The results obtained in all of the cases can be considered acceptable because the delamination factor was smaller than what has been observed in drilling similar materials, such as polyester reinforced with glass fibers [7]. The delamination factor was between 1.011 (N = 8000 rpm and F = 400 mm/min with drill bit B3) and 1.086 (N = 8000 rpm and F = 500 mm/min with drill bit B1). In general terms, higher rotation speeds, lower feed rates (so, low feed per revolutions), and smaller angles in the drill bit head (drill bit B3) reduce delamination. This result is consistent with those obtained using glass-fiber-reinforced epoxy [9] and, thus, indicate the best cutting conditions for the drilling of polymeric materials reinforced with glass fibers. Images of the drilled holes and the hole profiles, taken at 20× magnification, are provided in Table 9.

Table 9

Real hole and screen shoot from three-dimensional measurement device with a TESA VISIO optical sensor (PEEK G30 material).

Drill Bit	N (rpm)	F = 300 mm/min	F = 400 mm/min	F = 500 mm/min
B1	6000
	7000
	8000
B2	6000
	7000
	8000
B3	6000
	7000
	8000

4. Conclusions

The results of an ANOVA multifactor analysis to determine the most influential factors on hole quality and energy consumption when drilling PEEK-GF30 was analysed. This analysis provides an enhanced look at the interactions of different influential factors.

In drilling tests performed with plates of PEEK-GF30, for the range of cutting conditions tested, the highest-quality holes were obtained for N = 7000 rpm, F = 400 mm/min and with drill bit B2. Drill bit B3 produced a lower delamination factor, but the surface roughness was greater, so the choice of the drill bit type will depend on the allowable roughness level (N6 or N7). The good surface finish obtained (which can make subsequent operations unnecessary) and the lower energy consumption make the B2 drill bit type the most attractive. In addition, the following observations can be made:

The surface quality mainly depends on the relationship between N and F, where values higher than N = 7000 rpm and F = 400 mm/min, are not recommended. It was found that the maximum roughness was approximately 8.5 times higher than the mean roughness.

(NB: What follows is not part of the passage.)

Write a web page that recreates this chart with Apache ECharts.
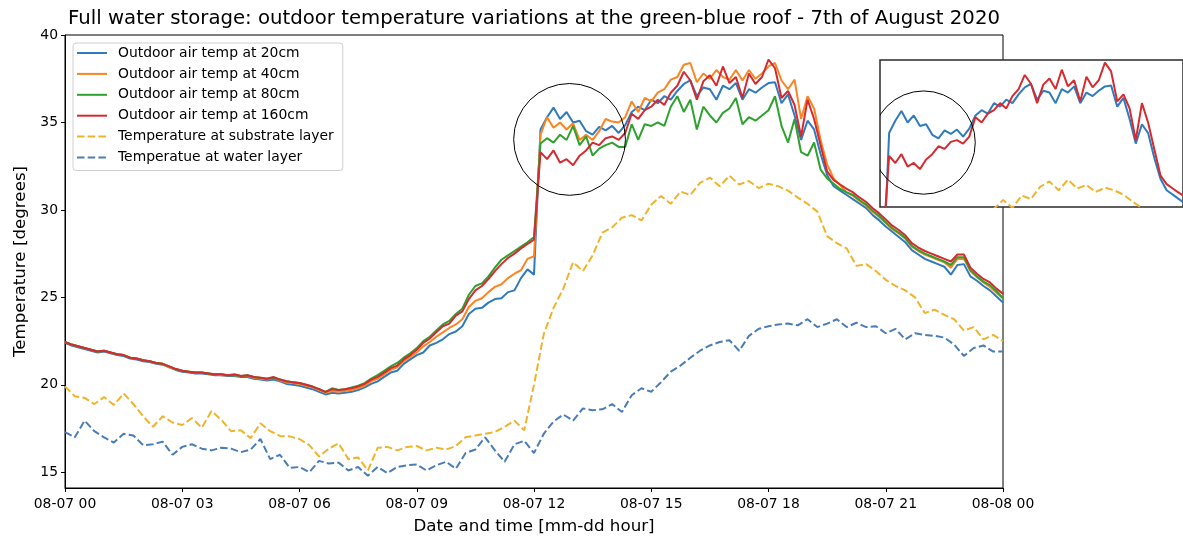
<!DOCTYPE html>
<html>
<head>
<meta charset="utf-8">
<script src="https://cdn.jsdelivr.net/npm/echarts@6/dist/echarts.min.js"></script>
<style>
  html, body { margin: 0; padding: 0; background: #fff; }
  #chart { width: 1183px; height: 540px; }
</style>
</head>
<body>
<div id="chart"></div>
<script>
// Tick marks of the time axis (hours since midnight, 7 August) and their labels
const tickHours = [0, 3, 6, 9, 12, 15, 18, 21, 24];
const tickLabels = ['08-07 00', '08-07 03', '08-07 06', '08-07 09', '08-07 12',
                    '08-07 15', '08-07 18', '08-07 21', '08-08 00'];
const tempTicks = [15, 20, 25, 30, 35, 40];

// Sampling steps (hours): air sensors every 10 min, roof layers every 15 min
const airStep = 1 / 6;
const layerStep = 1 / 4;

// Outdoor air temperature, 00:00 -> 24:00
const air20 = [
  22.4, 22.25, 22.15, 22.05, 21.95, 21.85, 21.9, 21.8, 21.7, 21.65,
  21.5, 21.45, 21.35, 21.3, 21.2, 21.15, 21.0, 20.85, 20.75, 20.7,
  20.65, 20.65, 20.6, 20.55, 20.55, 20.5, 20.5, 20.45, 20.45, 20.35,
  20.3, 20.25, 20.3, 20.2, 20.05, 20.0, 19.95, 19.85, 19.75, 19.6,
  19.45, 19.55, 19.5, 19.55, 19.6, 19.7, 19.85, 20.05, 20.2, 20.45,
  20.7, 20.8, 21.2, 21.45, 21.7, 21.85, 22.25, 22.4, 22.6, 22.9,
  23.05, 23.35, 24.05, 24.35, 24.4, 24.7, 24.9, 24.95, 25.3, 25.4,
  26.1, 26.6, 26.3,
  34.6, 35.3, 35.85, 35.2, 35.6, 35.0, 35.1, 34.5, 34.3, 34.75, 34.55, 34.8, 34.4, 34.85, 35.6,
  35.9, 35.7, 36.3, 36.1, 36.5, 36.3, 36.8, 37.2, 37.4, 36.5,
  37.0, 36.9, 36.3, 37.1, 36.9, 37.25, 36.3, 36.9, 36.7, 37.0,
  37.25, 37.3, 36.1, 36.6, 35.4, 34.0, 35.1, 34.6, 33.2, 32.0,
  31.35, 31.1, 30.85,
  30.6, 30.35, 30.1, 29.7, 29.4, 29.05, 28.75, 28.45, 28.15, 27.7,
  27.45, 27.2, 27.05, 26.9, 26.75, 26.3, 26.85, 26.9, 26.2, 25.95,
  25.65, 25.4, 25.05, 24.7
];
const air40 = [
  22.45, 22.3, 22.2, 22.1, 22.0, 21.9, 21.95, 21.85, 21.75, 21.7,
  21.55, 21.5, 21.4, 21.35, 21.25, 21.2, 21.0, 20.9, 20.8, 20.75,
  20.7, 20.7, 20.65, 20.6, 20.55, 20.55, 20.55, 20.5, 20.5, 20.4,
  20.35, 20.3, 20.4, 20.25, 20.15, 20.1, 20.05, 19.95, 19.85, 19.7,
  19.55, 19.65, 19.6, 19.65, 19.7, 19.8, 19.95, 20.2, 20.35, 20.6,
  20.85, 21.0, 21.35, 21.6, 21.85, 22.2, 22.45, 22.75, 23.0, 23.25,
  23.45, 23.75, 24.45, 24.8, 24.95, 25.3, 25.6, 25.75, 26.1, 26.35,
  26.55, 27.2, 27.35,
  34.3, 35.3, 34.7, 35.0, 34.6, 34.95, 34.0, 34.3, 34.0, 34.5, 35.2, 35.05, 35.0, 35.3, 36.2,
  35.6, 36.4, 36.2, 36.7, 36.9, 37.45, 37.6, 38.3, 38.4, 37.3,
  37.8, 37.5, 38.0, 37.6, 37.45, 38.0, 37.4, 38.0, 37.5, 37.8,
  38.2, 38.4, 37.4, 36.9, 37.45, 35.2, 36.5, 35.8, 34.0, 32.6,
  31.8, 31.4, 31.0,
  30.8, 30.5, 30.25, 29.9, 29.6, 29.25, 28.9, 28.65, 28.35, 27.9,
  27.65, 27.45, 27.3, 27.15, 27.0, 26.7, 27.2, 27.2, 26.5, 26.15,
  25.85, 25.6, 25.25, 24.95
];
const air80 = [
  22.45, 22.3, 22.2, 22.1, 22.0, 21.9, 21.95, 21.85, 21.75, 21.7,
  21.55, 21.5, 21.4, 21.35, 21.25, 21.2, 21.05, 20.9, 20.8, 20.75,
  20.7, 20.7, 20.65, 20.6, 20.6, 20.55, 20.55, 20.5, 20.55, 20.45,
  20.4, 20.35, 20.4, 20.3, 20.2, 20.15, 20.1, 20.0, 19.9, 19.75,
  19.6, 19.8, 19.7, 19.75, 19.85, 19.95, 20.1, 20.35, 20.55, 20.8,
  21.05, 21.25, 21.55, 21.8, 22.1, 22.5, 22.75, 23.1, 23.45, 23.65,
  24.05, 24.35, 25.15, 25.65, 25.8, 26.2, 26.7, 27.15, 27.4, 27.65,
  27.9, 28.15, 28.45,
  33.8, 34.1, 33.85, 34.3, 34.0, 34.8, 33.7, 34.2, 33.1, 33.5, 33.7, 33.85, 33.6, 33.6, 34.9,
  34.0, 34.9, 34.8, 35.0, 34.8, 35.9, 36.5, 35.6, 36.3, 34.6,
  35.9, 35.4, 35.0, 35.55, 35.8, 36.4, 34.9, 35.3, 35.1, 35.4,
  35.7, 36.5, 34.8, 33.85, 35.2, 33.3, 33.1, 33.85, 32.3, 31.8,
  31.5, 31.2, 31.0,
  30.85, 30.55, 30.3, 29.95, 29.65, 29.3, 28.95, 28.7, 28.4, 27.95,
  27.7, 27.5, 27.35, 27.2, 27.05, 26.85, 27.3, 27.3, 26.55, 26.2,
  25.9, 25.7, 25.35, 24.95
];
const air160 = [
  22.45, 22.3, 22.2, 22.1, 22.0, 21.9, 21.95, 21.85, 21.75, 21.7,
  21.55, 21.5, 21.4, 21.35, 21.25, 21.2, 21.05, 20.9, 20.8, 20.75,
  20.7, 20.7, 20.65, 20.6, 20.6, 20.55, 20.6, 20.5, 20.55, 20.45,
  20.4, 20.35, 20.45, 20.3, 20.2, 20.15, 20.1, 20.0, 19.9, 19.75,
  19.6, 19.75, 19.7, 19.75, 19.8, 19.9, 20.05, 20.3, 20.45, 20.7,
  20.95, 21.1, 21.45, 21.7, 22.0, 22.4, 22.65, 23.0, 23.35, 23.5,
  23.95, 24.2, 24.9, 25.4, 25.65, 26.05, 26.5, 26.9, 27.25, 27.5,
  27.8, 28.05, 28.3,
  33.3, 32.9, 33.4, 32.7, 32.9, 32.55, 33.1, 33.4, 33.85, 33.7, 34.1, 34.2, 34.0, 34.4, 35.5,
  35.2, 35.7, 35.9, 36.3, 36.0, 36.7, 37.1, 37.9, 37.4, 36.3,
  37.35, 37.7, 37.1, 38.2, 37.25, 37.6, 36.4, 37.8, 37.2, 37.6,
  38.6, 38.1, 36.4, 36.8, 36.0, 34.2, 36.3, 35.2, 33.7, 32.2,
  31.7, 31.45, 31.2,
  31.0, 30.7, 30.45, 30.1, 29.8, 29.45, 29.1, 28.85, 28.55, 28.1,
  27.85, 27.65, 27.5, 27.35, 27.2, 27.05, 27.45, 27.45, 26.7, 26.35,
  26.05, 25.85, 25.5, 25.2
];

// Roof build-up temperatures
const substrate = [
  19.9, 19.35, 19.25, 18.9, 19.3, 18.85, 19.5, 18.9, 18.2, 17.6,
  18.2, 17.85, 17.7, 18.1, 17.55, 18.5, 18.0, 17.35, 17.4, 16.95,
  17.8, 17.35, 17.08, 17.05, 16.9, 16.55, 15.9, 16.35, 16.65, 15.75,
  15.85, 15.1, 16.4, 16.45, 16.25, 16.45, 16.5, 16.25, 16.4, 16.3,
  16.5, 17.0, 17.1, 17.2, 17.3, 17.6, 17.95, 17.4, 20.0, 22.9,
  24.4, 25.5, 27.0, 26.5, 27.4, 28.7, 29.0, 29.55, 29.7, 29.4,
  30.3, 30.8, 30.35, 31.05, 30.85, 31.55, 31.85, 31.35, 31.95, 31.45,
  31.65, 31.25, 31.5, 31.35, 31.1, 30.7, 30.35, 29.9, 28.5, 28.1,
  27.8, 26.8, 26.9, 26.5, 26.0, 25.65, 25.4, 25.0, 24.1, 24.3,
  24.0, 23.75, 23.1, 23.3, 22.6, 22.85, 22.5
];
const water = [
  17.3, 17.0, 17.95, 17.35, 17.0, 16.7, 17.2, 17.1, 16.55, 16.6,
  16.75, 16.0, 16.45, 16.6, 16.35, 16.25, 16.4, 16.35, 16.15, 16.3,
  16.9, 15.75, 16.0, 15.25, 15.3, 15.0, 15.65, 15.5, 15.55, 15.1,
  15.3, 14.8, 15.3, 14.95, 15.3, 15.4, 15.45, 15.1, 15.4, 15.6,
  15.2, 16.1, 16.3, 17.0, 16.25, 15.6, 16.6, 16.8, 16.1, 17.2,
  17.9, 18.3, 17.95, 18.65, 18.55, 18.6, 18.9, 18.45, 19.4, 19.8,
  19.6, 20.15, 20.75, 21.1, 21.55, 21.95, 22.25, 22.45, 22.55, 21.95,
  22.8, 23.2, 23.35, 23.45, 23.5, 23.4, 23.75, 23.3, 23.5, 23.75,
  23.3, 23.55, 23.3, 23.35, 22.95, 23.2, 22.6, 22.95, 22.85, 22.8,
  22.7, 22.3, 21.65, 22.1, 22.25, 21.9, 21.9
];

const NAMES = {
  a20: 'Outdoor air temp at 20cm',
  a40: 'Outdoor air temp at 40cm',
  a80: 'Outdoor air temp at 80cm',
  a160: 'Outdoor air temp at 160cm',
  sub: 'Temperature at substrate layer',
  wat: 'Temperatue at water layer'
};
const COLORS = {
  a20: '#2f7bbd', a40: '#fb8423', a80: '#2ea12e', a160: '#d52b30',
  sub: '#efb42c', wat: '#4a7db7'
};

// Rings around the early-afternoon split of the sensors (hours, °C, radius in hours)
const ringMain = { t: 12.91, temp: 34.03, r: 1.43 };
const ringDetail = { t: 13.1, temp: 34.06, r: 1.395 };

// Close-up window, same scale as the main plot
const detailRange = { tMin: 11.92, tMax: 20.11, yMin: 30.4, yMax: 38.75 };

const FONT = 'DejaVu Sans';
const DASH = [7.5, 3.2];

function toPoints(values, step) {
  return values.map((v, i) => [i * step, v]);
}

function line(key, values, step, dashed, gridIndex, z) {
  return {
    type: 'line',
    name: NAMES[key],
    data: toPoints(values, step),
    xAxisIndex: gridIndex,
    yAxisIndex: gridIndex,
    symbol: 'none',
    showSymbol: false,
    silent: true,
    clip: true,
    z: z,
    lineStyle: { color: COLORS[key], width: 2, type: dashed ? DASH : 'solid' },
    itemStyle: { color: COLORS[key] }
  };
}

function ring(spec, gridIndex) {
  return {
    type: 'custom',
    xAxisIndex: gridIndex,
    yAxisIndex: gridIndex,
    clip: true,
    silent: true,
    z: 10,
    data: [[spec.t, spec.temp, spec.r]],
    renderItem: function (params, api) {
      const c = api.coord([api.value(0), api.value(1)]);
      const r = api.size([api.value(2), 0])[0];
      return {
        type: 'circle',
        shape: { cx: c[0], cy: c[1], r: r },
        style: { fill: 'none', stroke: '#000', lineWidth: 1 }
      };
    }
  };
}

const chart = echarts.init(document.getElementById('chart'), null, { renderer: 'canvas' });

chart.setOption({
  animation: false,
  backgroundColor: '#fff',
  title: {
    text: 'Full water storage: outdoor temperature variations at the green-blue roof - 7th of August 2020',
    left: 534,
    top: 9,
    textAlign: 'center',
    padding: 0,
    textStyle: { fontFamily: FONT, fontSize: 19.7, fontWeight: 'normal', color: '#000' }
  },
  legend: {
    data: [NAMES.a20, NAMES.a40, NAMES.a80, NAMES.a160, NAMES.sub, NAMES.wat],
    orient: 'vertical',
    left: 73,
    top: 43,
    itemWidth: 30,
    itemHeight: 14,
    itemGap: 6.9,
    padding: [3, 9, 6, 3],
    backgroundColor: 'rgba(255,255,255,0.85)',
    borderColor: '#cfcfcf',
    borderWidth: 1,
    borderRadius: 3,
    selectedMode: false,
    itemStyle: { opacity: 0 },
    textStyle: { fontFamily: FONT, fontSize: 13.9, color: '#000', lineHeight: 14, padding: [0, 0, 0, 6] }
  },
  grid: [
    { left: 65, right: 180, top: 35, bottom: 49, show: true, borderColor: '#000', borderWidth: 1, backgroundColor: '#fff' },
    { left: 880, top: 60, width: 320, height: 147, show: true, borderColor: '#2a2a2a', borderWidth: 1.5, backgroundColor: '#fff' }
  ],
  xAxis: [
    {
      gridIndex: 0, type: 'value', min: 0, max: 24, interval: 3,
      axisLine: { show: true, onZero: false, lineStyle: { color: '#000', width: 1 } },
      axisTick: { show: true, length: 4, lineStyle: { color: '#000' } },
      splitLine: { show: false },
      axisLabel: {
        color: '#000', fontFamily: FONT, fontSize: 13.9, margin: 9,
        showMinLabel: true, showMaxLabel: true,
        formatter: function (v) {
          const i = tickHours.indexOf(v);
          return i >= 0 ? tickLabels[i] : '';
        }
      },
      name: 'Date and time [mm-dd hour]',
      nameLocation: 'middle',
      nameGap: 30,
      nameTextStyle: { fontFamily: FONT, fontSize: 16.7, color: '#000' }
    },
    {
      gridIndex: 1, type: 'value', min: detailRange.tMin, max: detailRange.tMax, show: false
    }
  ],
  yAxis: [
    {
      gridIndex: 0, type: 'value', min: 14.1, max: 40,
      axisLine: { show: true, onZero: false, lineStyle: { color: '#000', width: 1 } },
      axisTick: { show: true, length: 4, lineStyle: { color: '#000' }, customValues: tempTicks },
      splitLine: { show: false },
      axisLabel: {
        color: '#000', fontFamily: FONT, fontSize: 13.9, margin: 7,
        customValues: tempTicks,
        formatter: function (v) { return tempTicks.indexOf(v) >= 0 ? String(v) : ''; }
      },
      name: 'Temperature [degrees]',
      nameLocation: 'middle',
      nameRotate: 90,
      nameGap: 33,
      nameTextStyle: { fontFamily: FONT, fontSize: 16.7, color: '#000' }
    },
    {
      gridIndex: 1, type: 'value', min: detailRange.yMin, max: detailRange.yMax, show: false
    }
  ],
  series: [
    line('a20', air20, airStep, false, 0, 2),
    line('a40', air40, airStep, false, 0, 2),
    line('a80', air80, airStep, false, 0, 2),
    line('a160', air160, airStep, false, 0, 2),
    line('sub', substrate, layerStep, true, 0, 2),
    line('wat', water, layerStep, true, 0, 2),
    ring(ringMain, 0),
    line('a20', air20, airStep, false, 1, 3),
    line('a160', air160, airStep, false, 1, 3),
    line('sub', substrate, layerStep, true, 1, 3),
    ring(ringDetail, 1)
  ]
});
</script>
</body>
</html>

The similar variations in Rmax and Ra allow the establishment of a relationship between them, so that in future investigations, it will not be necessary to measure both to draw conclusions about the behavior of the tool in drilling operations with PEEK-GF30

The delamination factor mainly depends on F (in agreement with others drilling composites studies), followed by the combination of F and B, but the drill bit type did not significantly affect Fd.

The maximum thrust force depends largely on the drill bit type, with B3 requiring the least force, followed by B2. Increasing the feed rate resulted in an increase in the force, but the force was lower for drill bits B2 and B3.

The type of drill bit is the most influential factor for the momentum, followed by the interactions N-B and N-F.

The type of drill bit, the N-B interaction and the feed rate are the only significant factors in the energy consumed. The first two factors are the most relevant in the calculation of the momentum, which is the variable of greatest significance in the calculation of the energy.

The material PEEK-GF30 has been found suitable for drilling operations, which is favorable for high-productivity conditions in industrial manufacturing. In future work, a model for this material that can predict drilling quality as a function of the feed force and momentum and that can be used for other glass-fiber-reinforced materials and other reinforcement percentages will be investigated.